YUM concluded and we concurred that it is more likely than not that YUM will not be subject to this tax with respect to the distribution. However, there are significant uncertainties regarding what constitutes a reasonable commercial purpose, how the safe harbor provisions for group restructurings are to be interpreted and how the taxing authorities will ultimately view the distribution. As a result, YUM’s position could be challenged by Chinese tax authorities resulting in a 10 % tax assessed on the difference between the fair market value and the tax basis of the separated China business. As YUM’s tax basis in the China business is minimal, the amount of such a tax could be significant.
Any tax liability arising from the application of Bulletin 7 to the distribution is expected to be settled in accordance with the tax matters agreement between the Company and YUM. Pursuant to the tax matters agreement, to the extent any Chinese indirect transfer tax pursuant to Bulletin 7 is imposed, such tax and related losses will be allocated between YUM and the Company in proportion to their respective share of the combined market capitalization of YUM and the Company during the 30 trading days after the separation. Such a settlement could be significant and have a material adverse effect on our results of operations and our financial condition. At the inception of the tax indemnity being provided to YUM, the fair value of the non-contingent obligation to stand ready to perform was insignificant and the liability for the contingent obligation to make payment was not probable or estimable.
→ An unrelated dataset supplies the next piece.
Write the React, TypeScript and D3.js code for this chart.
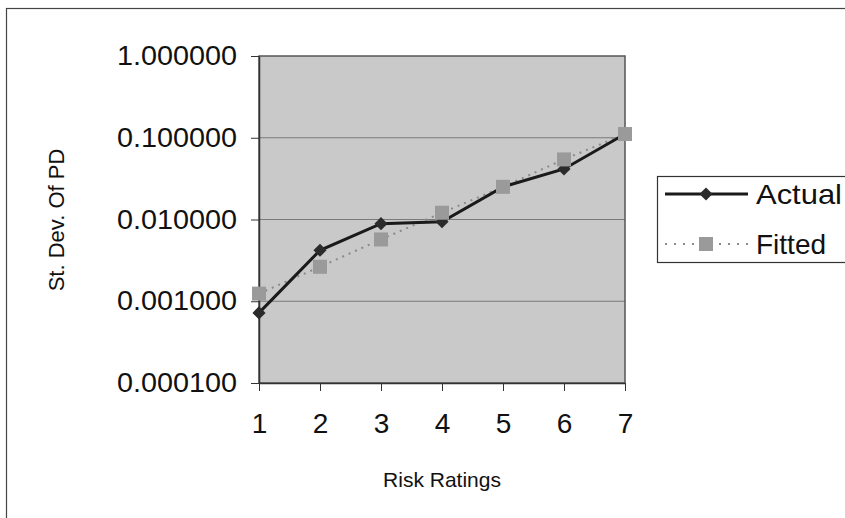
import React, { useEffect, useRef } from 'react';
import * as d3 from 'd3';

const ratings = ['1', '2', '3', '4', '5', '6', '7'];
const actual = [0.00072, 0.0042, 0.0089, 0.0094, 0.0251, 0.0415, 0.111];
const fitted = [0.00124, 0.00264, 0.0057, 0.0121, 0.0251, 0.0543, 0.111];
const yTicks = [0.0001, 0.001, 0.01, 0.1, 1];

const FONT = '"Liberation Sans", Arial, sans-serif';

const App = () => {
  const svgRef = useRef<SVGSVGElement>(null);

  useEffect(() => {
    const W = 845;
    const H = 518;
    const plot = { left: 259, right: 625, top: 56, bottom: 383 };

    const svg = d3.select(svgRef.current).attr('width', W).attr('height', H);
    svg.selectAll('*').remove();

    svg.append('rect').attr('width', W).attr('height', H).attr('fill', '#fff');

    // chart frame (cropped at right / bottom)
    svg.append('rect')
      .attr('x', 6.5).attr('y', 8.5)
      .attr('width', W + 20).attr('height', H + 20)
      .attr('fill', 'none').attr('stroke', '#444').attr('stroke-width', 1.2);

    const xScale = d3.scalePoint()
      .domain(ratings)
      .range([plot.left, plot.right]);

    const yScale = d3.scaleLog()
      .domain([0.0001, 1])
      .range([plot.bottom, plot.top]);

    // plot background
    svg.append('rect')
      .attr('x', plot.left).attr('y', plot.top)
      .attr('width', plot.right - plot.left).attr('height', plot.bottom - plot.top)
      .attr('fill', '#c9c9c9');

    // gridlines
    svg.append('g')
      .selectAll('line')
      .data(yTicks.slice(1, -1))
      .enter().append('line')
      .attr('x1', plot.left).attr('x2', plot.right)
      .attr('y1', d => yScale(d)).attr('y2', d => yScale(d))
      .attr('stroke', '#7a7a7a').attr('stroke-width', 1);

    // plot border
    svg.append('rect')
      .attr('x', plot.left).attr('y', plot.top)
      .attr('width', plot.right - plot.left).attr('height', plot.bottom - plot.top)
      .attr('fill', 'none').attr('stroke', '#555').attr('stroke-width', 1.5);

    // axes
    const yAxis = d3.axisLeft(yScale)
      .tickValues(yTicks)
      .tickFormat(d => (+d).toFixed(6))
      .tickSizeInner(8)
      .tickSizeOuter(0)
      .tickPadding(14);

    const gy = svg.append('g')
      .attr('transform', `translate(${plot.left},0)`)
      .call(yAxis);
    gy.select('.domain').attr('stroke', '#333').attr('stroke-width', 1.5);
    gy.selectAll('.tick line').attr('stroke', '#333');
    gy.selectAll('text')
      .attr('font-family', FONT).attr('font-size', 27).attr('fill', '#111')
      .attr('textLength', 120).attr('lengthAdjust', 'spacingAndGlyphs');

    const xAxis = d3.axisBottom(xScale)
      .tickSizeInner(8)
      .tickSizeOuter(0)
      .tickPadding(22);

    const gx = svg.append('g')
      .attr('transform', `translate(0,${plot.bottom})`)
      .call(xAxis);
    gx.select('.domain').attr('stroke', '#333').attr('stroke-width', 1.5);
    gx.selectAll('.tick line').attr('stroke', '#333');
    gx.selectAll('text')
      .attr('font-family', FONT).attr('font-size', 28).attr('fill', '#111');

    // axis titles
    svg.append('text')
      .attr('x', 442).attr('y', 487)
      .attr('text-anchor', 'middle')
      .attr('font-family', FONT).attr('font-size', 21).attr('fill', '#111')
      .text('Risk Ratings');

    svg.append('text')
      .attr('transform', 'translate(64,220) rotate(-90)')
      .attr('text-anchor', 'middle')
      .attr('font-family', FONT).attr('font-size', 22).attr('fill', '#111')
      .text('St. Dev. Of PD');

    const line = (vals: number[]) =>
      d3.line<number>()
        .x((_, i) => xScale(ratings[i]) as number)
        .y(d => yScale(d))(vals);

    // fitted series
    svg.append('path')
      .attr('d', line(fitted))
      .attr('fill', 'none').attr('stroke', '#8a8a8a')
      .attr('stroke-width', 2).attr('stroke-dasharray', '2,5');

    // actual series
    svg.append('path')
      .attr('d', line(actual))
      .attr('fill', 'none').attr('stroke', '#1a1a1a').attr('stroke-width', 3);

    const diamond = d3.symbol().type(d3.symbolDiamond2).size(110);

    svg.append('g')
      .selectAll('path')
      .data(actual)
      .enter().append('path')
      .attr('d', diamond)
      .attr('transform', (d, i) => `translate(${xScale(ratings[i])},${yScale(d)})`)
      .attr('fill', '#2b2b2b');

    svg.append('g')
      .selectAll('rect')
      .data(fitted)
      .enter().append('rect')
      .attr('x', (_, i) => (xScale(ratings[i]) as number) - 7)
      .attr('y', d => yScale(d) - 7)
      .attr('width', 14).attr('height', 14)
      .attr('fill', '#9a9a9a');

    // legend
    const lg = svg.append('g');
    lg.append('rect')
      .attr('x', 657.5).attr('y', 176.5)
      .attr('width', 200).attr('height', 86)
      .attr('fill', '#fff').attr('stroke', '#333').attr('stroke-width', 1.2);

    lg.append('line')
      .attr('x1', 665).attr('x2', 748).attr('y1', 194).attr('y2', 194)
      .attr('stroke', '#1a1a1a').attr('stroke-width', 3);
    lg.append('path')
      .attr('d', diamond)
      .attr('transform', 'translate(706,194)')
      .attr('fill', '#2b2b2b');
    lg.append('text')
      .attr('x', 756).attr('y', 204)
      .attr('font-family', FONT).attr('font-size', 28).attr('fill', '#111')
      .attr('textLength', 86).attr('lengthAdjust', 'spacingAndGlyphs')
      .text('Actual');

    lg.append('line')
      .attr('x1', 665).attr('x2', 748).attr('y1', 244).attr('y2', 244)
      .attr('stroke', '#8a8a8a').attr('stroke-width', 2).attr('stroke-dasharray', '2,7');
    lg.append('rect')
      .attr('x', 699).attr('y', 237).attr('width', 14).attr('height', 14)
      .attr('fill', '#9a9a9a');
    lg.append('text')
      .attr('x', 756).attr('y', 254)
      .attr('font-family', FONT).attr('font-size', 28).attr('fill', '#111')
      .text('Fitted');
  }, []);

  return (
    <svg
      ref={svgRef}
      style={{ position: 'absolute', left: 0, top: 0, display: 'block' }}
    ></svg>
  );
};

export default App;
Indemnification of Officers and Directors
The Company’s amended and restated certificate of incorporation and amended and restated bylaws include provisions that require the Company to indemnify directors or officers for monetary damages for actions taken as a director or officer of the Company or while serving at the Company’s request as a director or officer or another position at another corporation or enterprise, as the case may be. The Company purchases standard directors and officers insurance to cover claims or a portion of the claims made against its directors and officers. Since a maximum obligation is not explicitly stated in the Company’s bylaws or in the indemnification agreements and will depend on the facts and circumstances that arise out of any future claims, the overall maximum amount of the obligations cannot be reasonably estimated. The Company has not been required to make payments related to these obligations, and the fair value for these obligations is zero as of December 31, 2025.
Legal Proceedings
The Company is subject to various lawsuits covering a variety of allegations from time to time. The Company believes that the ultimate liability, if any, in excess of amounts already provided for these matters in the Consolidated Financial Statements, is not likely to have a material adverse effect on the Company’s annual results of operations, financial condition or cash flows. Matters faced by the Company from time to time include, but are not limited to, claims from landlords, employees, customers and others related to operational, contractual or employment issues.
Note 17 – Subsequent Events
Cash Dividend
On February 4, 2026 , the Company announced that the Board of Directors declared a cash dividend of $ 0.29 per share on Yum China’s common stock, payable on March 25, 2026 , to stockholders of record as of the close of business on March 4, 2026 . Total estimated cash dividend payable is approximately $ 102 million.